The base rate problem
Suppose 10% of tested hypotheses are true (a reasonable estimate in early-stage research). A test with 80% power and α = 0.05:
| H₀ true (90 studies) | H₀ false (10 studies) | |
|---|---|---|
| Significant result (p < 0.05) | 4.5 false positives | 8 true positives |
| Non-significant result | 85.5 true negatives | 2 missed effects |
Among the 12.5significant results, 4.5 are false positives — a false discovery rate of 36%. If prior probability of a true effect is lower (5%), the false discovery rate rises above 50%.

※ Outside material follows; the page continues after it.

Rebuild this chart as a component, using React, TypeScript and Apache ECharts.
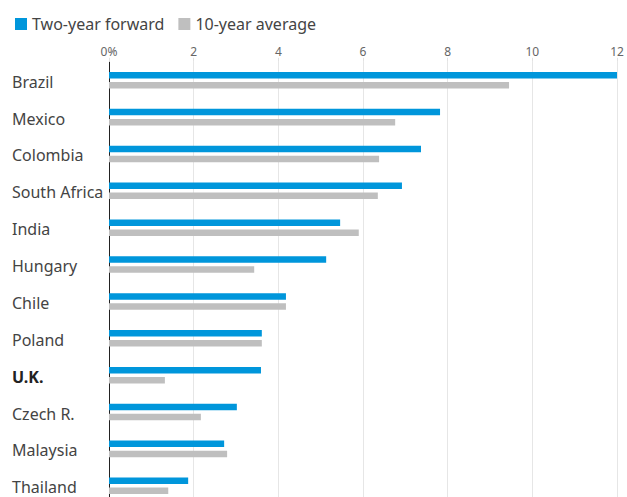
import React, { useEffect, useRef } from "react";
import * as echarts from "echarts";

const categories = ["Brazil", "Mexico", "Colombia", "South Africa", "India", "Hungary", "Chile", "Poland", "U.K.", "Czech R.", "Malaysia", "Thailand"];
const twoYearForward = [12.0, 7.82, 7.37, 6.92, 5.46, 5.13, 4.18, 3.61, 3.59, 3.02, 2.72, 1.87];
const tenYearAverage = [9.45, 6.76, 6.38, 6.35, 5.9, 3.43, 4.18, 3.61, 1.32, 2.17, 2.79, 1.4];
const xTicks = [0, 2, 4, 6, 8, 10, 12];

const FONT = "'Noto Sans', sans-serif";

export default function App() {
  const ref = useRef<HTMLDivElement>(null);
  useEffect(() => {
    if (!ref.current) return;
    const chart = echarts.init(ref.current, null, { renderer: "svg" });
    chart.setOption({
      animation: false,
      backgroundColor: "#ffffff",
      legend: {
        left: 10,
        top: 11,
        icon: "rect",
        itemWidth: 12,
        itemHeight: 12,
        itemGap: 14,
        itemTextGap: 7,
        textStyle: { fontFamily: FONT, fontSize: 16, color: "#444" },
        data: ["Two-year forward", "10-year average"],
      },
      grid: { left: 109, right: 10, top: 61.8, bottom: 5.8, containLabel: false },
      xAxis: {
        type: "value",
        position: "top",
        min: xTicks[0],
        max: xTicks[xTicks.length - 1],
        interval: 2,
        axisLine: { show: false },
        axisTick: { show: true, length: 4, lineStyle: { color: "#e2e2e2" } },
        splitLine: { show: true, lineStyle: { color: "#e6e6e6", width: 1 } },
        axisLabel: {
          margin: 4,
          fontFamily: FONT,
          fontSize: 12,
          color: "#666",
          formatter: (v: number) => (v === 0 ? "0%" : String(v)),
        },
      },
      yAxis: {
        type: "category",
        inverse: true,
        data: categories,
        axisLine: { show: true, lineStyle: { color: "#222", width: 1 } },
        axisTick: { show: false },
        axisLabel: {
          align: "left",
          margin: 97,
          padding: [3, 0, 0, 0],
          fontFamily: FONT,
          fontSize: 16,
          color: "#444",
          formatter: (v: string) => (v === "U.K." ? "{b|" + v + "}" : v),
          rich: { b: { fontFamily: FONT, fontSize: 16, fontWeight: "bold", color: "#222" } },
        },
      },
      series: [
        {
          name: "Two-year forward",
          type: "bar",
          data: twoYearForward,
          barWidth: 6.5,
          barGap: "55%",
          itemStyle: { color: "#0096db" },
        },
        {
          name: "10-year average",
          type: "bar",
          data: tenYearAverage,
          barWidth: 6.5,
          barGap: "55%",
          itemStyle: { color: "#bfbfbf" },
        },
      ],
    });
    return () => chart.dispose();
  }, []);
  return (
    <div style={{ position: "absolute", left: 0, top: 0, width: 627, height: 497, overflow: "hidden" }}>
      <div ref={ref} style={{ width: 627, height: 510 }} />
    </div>
  );
}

The multiple comparisons problem
If you run k independent tests at α = 0.05: P(at least one false positive) = 1 − (1 − 0.05)ᵏ k = 1: 5.0% false positive probability k = 10: 40.1% k = 20: 64.2% k = 50: 92.3% The Bonferroni correction: use α/k per test to maintain overall α. With k = 20 tests: significance threshold = 0.05/20 = 0.0025
What is changing
The American Statistical Association issued a formal statement in 2016 warning against relying on p-value thresholds for publication decisions. Major journals including Basic and Applied Social Psychology have banned p-values entirely. Many fields now require pre-registration of hypotheses, larger samples, effect size reporting (Cohen's d, η², r), and replication before publication.
The p-value is not useless — it is one valid signal among several. The crisis arose from treating it as the sole arbiter of truth. A p-value tells you the data is surprising under the null hypothesis. It does not tell you the effect is real, large, reproducible, or important.